Превращение Периферии завершилось. Утвердив свою самодостаточность, она оказалась культурно едва ли не равной Центру. Это не очень увязывается с представлениями о центростремительности пространственной модели сталинской культуры, но именно такой образ «необъятной страны» был визуализирован сталинским кино, прочно внедрившим в советское подсознательное непреложную формулу: Страна – это Границы. Не в последнюю очередь благодаря советскому кино образ «священных рубежей» стал основой пространственного мышления 1930–х годов. Это был подготовительный класс не только для последующей военной культуры, но и для послевоенной культуры великой советской империи.

Страна как образ страны («На суше и на море»)
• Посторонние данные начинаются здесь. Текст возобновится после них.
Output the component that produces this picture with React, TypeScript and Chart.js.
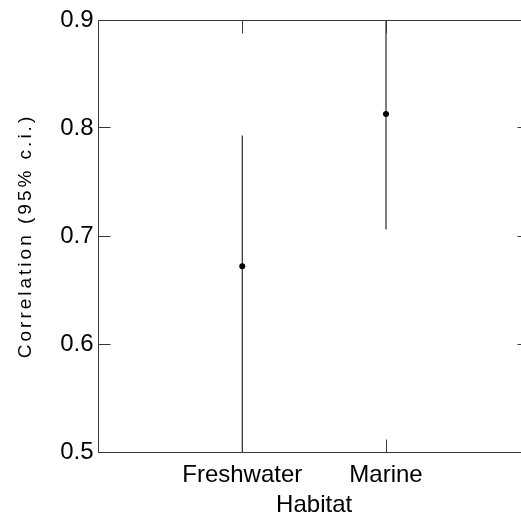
import React, { useEffect, useRef } from 'react';
import { Chart, registerables } from 'chart.js';

Chart.register(...registerables);

const categories = ['Freshwater', 'Marine'];
const categoryPositions = [1, 2];
const means = [0.672, 0.813];
const ciLow = [0.5, 0.706];
const ciHigh = [0.793, 0.9];
const yTicks = [0.5, 0.6, 0.7, 0.8, 0.9];
const xTitle = 'Habitat';
const yTitle = 'Correlation (95% c.i.)';

const FONT = "'Liberation Sans', Arial, sans-serif";
const AXIS_COLOR = '#383838';

const framePlugin = {
  id: 'frame',
  afterUpdate(chart: any) {
    const s = chart.scales.y;
    if (s && !s.__spaced) {
      const orig = s.drawTitle;
      s.drawTitle = function (...args: any[]) {
        const ctx = this.ctx;
        ctx.save();
        try {
          (ctx as any).letterSpacing = '3px';
        } catch (e) {}
        orig.apply(this, args);
        ctx.restore();
      };
      s.__spaced = true;
    }
  },
  afterDatasetsDraw(chart: any) {
    const { ctx, chartArea: a, scales } = chart;
    const L = Math.floor(a.left) + 0.5;
    const R = Math.floor(a.right) + 0.5;
    const T = Math.floor(a.top) + 0.5;
    const B = Math.floor(a.bottom) + 0.5;
    ctx.save();
    ctx.strokeStyle = AXIS_COLOR;
    ctx.lineWidth = 1;
    ctx.beginPath();
    ctx.rect(L, T, R - L, B - T);
    for (const v of yTicks) {
      const y = Math.floor(scales.y.getPixelForValue(v)) + 0.5;
      ctx.moveTo(L, y);
      ctx.lineTo(L + 12, y);
      ctx.moveTo(R, y);
      ctx.lineTo(R - 12, y);
    }
    for (const v of categoryPositions) {
      const x = Math.floor(scales.x.getPixelForValue(v)) + 0.5;
      ctx.moveTo(x, B);
      ctx.lineTo(x, B - 13);
      ctx.moveTo(x, T);
      ctx.lineTo(x, T + 13);
    }
    ctx.stroke();
    ctx.restore();
  },
};

export default function App() {
  const ref = useRef<HTMLCanvasElement | null>(null);

  useEffect(() => {
    const canvas = ref.current;
    if (!canvas) return;
    const chart = new Chart(canvas, {
      type: 'bar',
      data: {
        datasets: [
          {
            type: 'scatter' as any,
            label: 'Mean',
            data: categoryPositions.map((x, i) => ({ x, y: means[i] })),
            pointRadius: 3,
            pointBackgroundColor: '#000',
            pointBorderWidth: 0,
            order: 0,
          } as any,
          {
            type: 'bar',
            label: '95% c.i.',
            data: categoryPositions.map((x, i) => ({ x, y: [ciLow[i], ciHigh[i]] })) as any,
            backgroundColor: '#000',
            borderWidth: 0,
            barThickness: 1,
            inflateAmount: 0,
            order: 1,
          } as any,
        ],
      },
      options: {
        animation: false,
        responsive: false,
        devicePixelRatio: 1,
        layout: { padding: { top: 20, right: 10.25, left: 0, bottom: 0 } },
        plugins: {
          legend: { display: false },
          tooltip: { enabled: false },
        },
        scales: {
          x: {
            type: 'linear',
            min: 0,
            max: 3,
            offset: false,
            grid: { display: false, drawTicks: false },
            border: { display: false },
            afterBuildTicks: (scale: any) => {
              scale.ticks = categoryPositions.map((v) => ({ value: v }));
            },
            afterFit: (scale: any) => {
              scale.height = 68;
            },
            ticks: {
              autoSkip: false,
              maxRotation: 0,
              padding: 9,
              color: '#000',
              font: { family: FONT, size: 24 },
              callback: (v: any) => {
                const idx = categoryPositions.indexOf(Number(v));
                return idx >= 0 ? categories[idx] : '';
              },
            },
            title: {
              display: true,
              text: xTitle,
              color: '#000',
              font: { family: FONT, size: 24 },
              padding: { top: 0, bottom: 0 },
            },
          },
          y: {
            type: 'linear',
            min: 0.5,
            max: 0.9,
            grid: { display: false, drawTicks: false },
            border: { display: false },
            afterBuildTicks: (scale: any) => {
              scale.ticks = yTicks.map((v) => ({ value: v }));
            },
            afterFit: (scale: any) => {
              scale.width = 98.5;
            },
            ticks: {
              padding: 5,
              color: '#000',
              font: { family: FONT, size: 24 },
              callback: (v: any) => Number(v).toFixed(1),
            },
            title: {
              display: true,
              text: yTitle,
              color: '#000',
              font: { family: FONT, size: 19 },
              padding: { top: 14, bottom: 0 },
            },
          },
        },
      },
      plugins: [framePlugin],
    });
    return () => chart.destroy();
  }, []);

  return (
    <div
      style={{
        position: 'fixed',
        left: 0,
        top: 0,
        width: 521,
        height: 516,
        overflow: 'hidden',
        background: '#fff',
      }}
    >
      <canvas ref={ref} width={540} height={520} style={{ display: 'block' }} />
    </div>
  );
}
Сталинская эпоха была временем расцвета «массовой физкультуры и спорта», а сам вождь – «лучшим другом советских физкультурников». Говоря о «физкультурном движении», будем иметь в виду самый массовый его вид – туризм. Количество туристов в советской стране достигло, по данным Госкомитета по делам физкультуры и спорта СССР за 1938 год, фантастических размеров – миллиона человек: 500 000 человек посвятили свои отпуска так называемому дальнему туризму, 200 000 участвовали в «местном туризме» (в пределах области проживания, на так называемых «оперативных маршрутах местных туристических управлений»), еще 200 000 были «туристами–самодеятельниками». Сюда же следует отнести и 20 000 альпинистов[931].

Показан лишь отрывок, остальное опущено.